NHS Reforms: Crisis in Leadership?

April 13, 2011 By Malcolm Blair-Robinson

There can be no doubt that the Department of Health is in serious political trouble over its reforms. How it got there is a mystery. The broad thrust of the new ideas are right. Detail can be adjusted. The Bill is half way through Parliament. Yet opposition grows, Milliband grows more strident, Lib Dems are in another turmoil, Downing Street is in a state of near panic and the nurses have lost confidence in the Secretary of State for Health.

This blog has lost confidence in the current NHS and in particular the Minister for Public Health in England, Anne Milton MP. Interviewed today, she was challenged on the fact that following the abolition of targets, A&E patients were being kept waiting for more than four hours in some cases.
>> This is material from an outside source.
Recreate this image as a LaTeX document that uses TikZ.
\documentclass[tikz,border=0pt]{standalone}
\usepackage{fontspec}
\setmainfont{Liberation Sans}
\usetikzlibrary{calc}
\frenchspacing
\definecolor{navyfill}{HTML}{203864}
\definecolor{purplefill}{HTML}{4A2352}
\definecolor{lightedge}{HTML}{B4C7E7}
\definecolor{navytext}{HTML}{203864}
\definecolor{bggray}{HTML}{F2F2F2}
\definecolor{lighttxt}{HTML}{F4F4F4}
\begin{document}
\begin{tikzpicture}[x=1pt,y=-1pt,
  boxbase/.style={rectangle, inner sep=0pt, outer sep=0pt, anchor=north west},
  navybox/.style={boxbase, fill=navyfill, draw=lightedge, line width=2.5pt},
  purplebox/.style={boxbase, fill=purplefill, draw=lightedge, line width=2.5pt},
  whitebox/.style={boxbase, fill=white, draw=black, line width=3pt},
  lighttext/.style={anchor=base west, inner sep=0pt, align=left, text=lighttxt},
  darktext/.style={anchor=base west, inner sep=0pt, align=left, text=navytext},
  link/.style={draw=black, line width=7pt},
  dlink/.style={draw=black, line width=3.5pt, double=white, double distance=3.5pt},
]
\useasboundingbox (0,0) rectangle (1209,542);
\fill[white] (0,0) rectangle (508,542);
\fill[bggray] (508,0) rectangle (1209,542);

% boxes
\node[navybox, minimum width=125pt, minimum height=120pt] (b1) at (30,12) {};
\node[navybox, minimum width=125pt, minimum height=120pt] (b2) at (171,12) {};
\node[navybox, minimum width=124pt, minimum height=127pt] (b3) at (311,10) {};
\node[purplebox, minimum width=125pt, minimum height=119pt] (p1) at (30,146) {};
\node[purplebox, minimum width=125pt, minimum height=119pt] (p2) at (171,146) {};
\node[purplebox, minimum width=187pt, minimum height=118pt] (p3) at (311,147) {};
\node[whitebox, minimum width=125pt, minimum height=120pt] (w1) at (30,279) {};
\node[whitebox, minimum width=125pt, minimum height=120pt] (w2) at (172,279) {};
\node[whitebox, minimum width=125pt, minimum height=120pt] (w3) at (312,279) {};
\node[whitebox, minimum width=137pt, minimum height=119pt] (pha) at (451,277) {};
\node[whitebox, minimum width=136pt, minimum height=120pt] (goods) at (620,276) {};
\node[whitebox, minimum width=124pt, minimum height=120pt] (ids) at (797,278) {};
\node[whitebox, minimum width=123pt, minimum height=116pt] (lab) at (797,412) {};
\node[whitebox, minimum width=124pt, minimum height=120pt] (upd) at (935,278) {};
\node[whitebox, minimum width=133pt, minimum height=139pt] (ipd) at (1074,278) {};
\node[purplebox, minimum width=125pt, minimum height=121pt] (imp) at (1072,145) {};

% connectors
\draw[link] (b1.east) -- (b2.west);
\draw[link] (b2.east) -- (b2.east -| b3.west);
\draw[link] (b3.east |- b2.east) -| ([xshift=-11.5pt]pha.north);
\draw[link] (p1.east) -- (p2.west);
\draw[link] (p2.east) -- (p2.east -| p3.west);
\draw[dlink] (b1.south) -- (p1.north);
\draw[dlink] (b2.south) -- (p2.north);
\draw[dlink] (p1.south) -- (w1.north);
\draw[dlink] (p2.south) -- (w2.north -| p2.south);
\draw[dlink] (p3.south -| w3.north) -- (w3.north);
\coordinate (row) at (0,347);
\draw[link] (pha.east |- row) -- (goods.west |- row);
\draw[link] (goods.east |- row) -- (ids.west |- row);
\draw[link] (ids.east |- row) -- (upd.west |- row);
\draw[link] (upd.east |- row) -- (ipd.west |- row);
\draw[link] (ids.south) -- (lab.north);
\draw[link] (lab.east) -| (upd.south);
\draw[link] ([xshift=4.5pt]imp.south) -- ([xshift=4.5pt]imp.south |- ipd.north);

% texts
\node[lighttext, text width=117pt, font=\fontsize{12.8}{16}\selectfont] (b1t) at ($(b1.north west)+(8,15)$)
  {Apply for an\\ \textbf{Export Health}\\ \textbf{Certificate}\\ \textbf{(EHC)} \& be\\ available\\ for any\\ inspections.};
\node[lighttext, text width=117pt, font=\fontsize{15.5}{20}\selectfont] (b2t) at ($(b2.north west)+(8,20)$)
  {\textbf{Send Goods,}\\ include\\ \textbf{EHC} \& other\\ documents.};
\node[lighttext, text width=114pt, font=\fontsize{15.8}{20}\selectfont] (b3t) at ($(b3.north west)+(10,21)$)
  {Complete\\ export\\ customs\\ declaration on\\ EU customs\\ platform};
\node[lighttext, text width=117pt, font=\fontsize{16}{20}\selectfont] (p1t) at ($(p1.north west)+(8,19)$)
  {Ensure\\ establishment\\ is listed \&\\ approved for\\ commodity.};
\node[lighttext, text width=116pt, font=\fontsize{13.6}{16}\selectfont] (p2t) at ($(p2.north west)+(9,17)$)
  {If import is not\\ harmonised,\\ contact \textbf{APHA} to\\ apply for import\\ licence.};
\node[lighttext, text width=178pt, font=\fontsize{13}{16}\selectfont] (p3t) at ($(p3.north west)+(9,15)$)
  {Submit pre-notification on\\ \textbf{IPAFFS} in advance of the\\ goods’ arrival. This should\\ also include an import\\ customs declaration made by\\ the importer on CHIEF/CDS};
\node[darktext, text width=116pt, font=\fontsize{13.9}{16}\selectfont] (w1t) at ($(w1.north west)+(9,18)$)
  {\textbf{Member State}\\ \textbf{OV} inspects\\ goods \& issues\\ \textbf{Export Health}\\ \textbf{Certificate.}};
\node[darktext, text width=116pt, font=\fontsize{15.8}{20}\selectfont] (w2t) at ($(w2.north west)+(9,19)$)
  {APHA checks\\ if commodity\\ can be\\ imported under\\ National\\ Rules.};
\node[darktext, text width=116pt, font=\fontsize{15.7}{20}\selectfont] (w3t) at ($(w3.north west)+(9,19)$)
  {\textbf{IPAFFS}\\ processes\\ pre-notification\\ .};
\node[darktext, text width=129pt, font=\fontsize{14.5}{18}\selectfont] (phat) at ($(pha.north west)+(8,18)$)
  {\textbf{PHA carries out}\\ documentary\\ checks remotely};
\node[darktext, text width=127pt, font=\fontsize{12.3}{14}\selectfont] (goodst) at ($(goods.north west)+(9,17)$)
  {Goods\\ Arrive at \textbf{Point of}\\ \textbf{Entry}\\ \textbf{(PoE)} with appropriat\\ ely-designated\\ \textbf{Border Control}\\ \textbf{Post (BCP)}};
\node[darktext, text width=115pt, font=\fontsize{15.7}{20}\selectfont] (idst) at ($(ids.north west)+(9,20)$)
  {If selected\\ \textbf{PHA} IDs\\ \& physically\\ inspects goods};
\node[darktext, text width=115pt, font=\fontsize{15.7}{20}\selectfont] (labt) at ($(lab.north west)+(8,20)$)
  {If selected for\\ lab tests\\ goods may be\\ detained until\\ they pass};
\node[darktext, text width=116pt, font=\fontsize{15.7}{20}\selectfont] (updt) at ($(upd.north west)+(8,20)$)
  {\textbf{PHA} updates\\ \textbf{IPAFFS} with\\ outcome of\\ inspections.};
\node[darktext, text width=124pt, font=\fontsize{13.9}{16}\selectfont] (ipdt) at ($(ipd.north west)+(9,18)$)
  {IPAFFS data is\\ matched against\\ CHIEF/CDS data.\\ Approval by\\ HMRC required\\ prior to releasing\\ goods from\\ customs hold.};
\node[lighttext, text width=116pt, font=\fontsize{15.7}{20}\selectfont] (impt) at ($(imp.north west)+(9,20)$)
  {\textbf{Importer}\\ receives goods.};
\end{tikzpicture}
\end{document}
Her answer was that what was important was not the waiting time, but the quality of the treatment when you finally got it.

This is preposterous. What is the matter with the mentality of the people who are involved in the NHS? Nobody should wait in A&E for more than ten minutes and in 1980 nobody had to. How can it possibly be defensible for a health service to keep stricken patients waiting for four hours in an emergency? Would we wait four hours for a meal in a pub, or four hours for a routine train, or four hours for a play to start in a theatre, or four hours for an ambulance? No , because every other sort of service organises itself to deliver. But the NHS sees itself not as a service but a process and that process must take its course.

That is why it has to be reformed and if it is incapable of reform, shut down. It would be better to start again. Health Ministers must get a grip. Put more bluntly, this is a nettle that has to be grasped.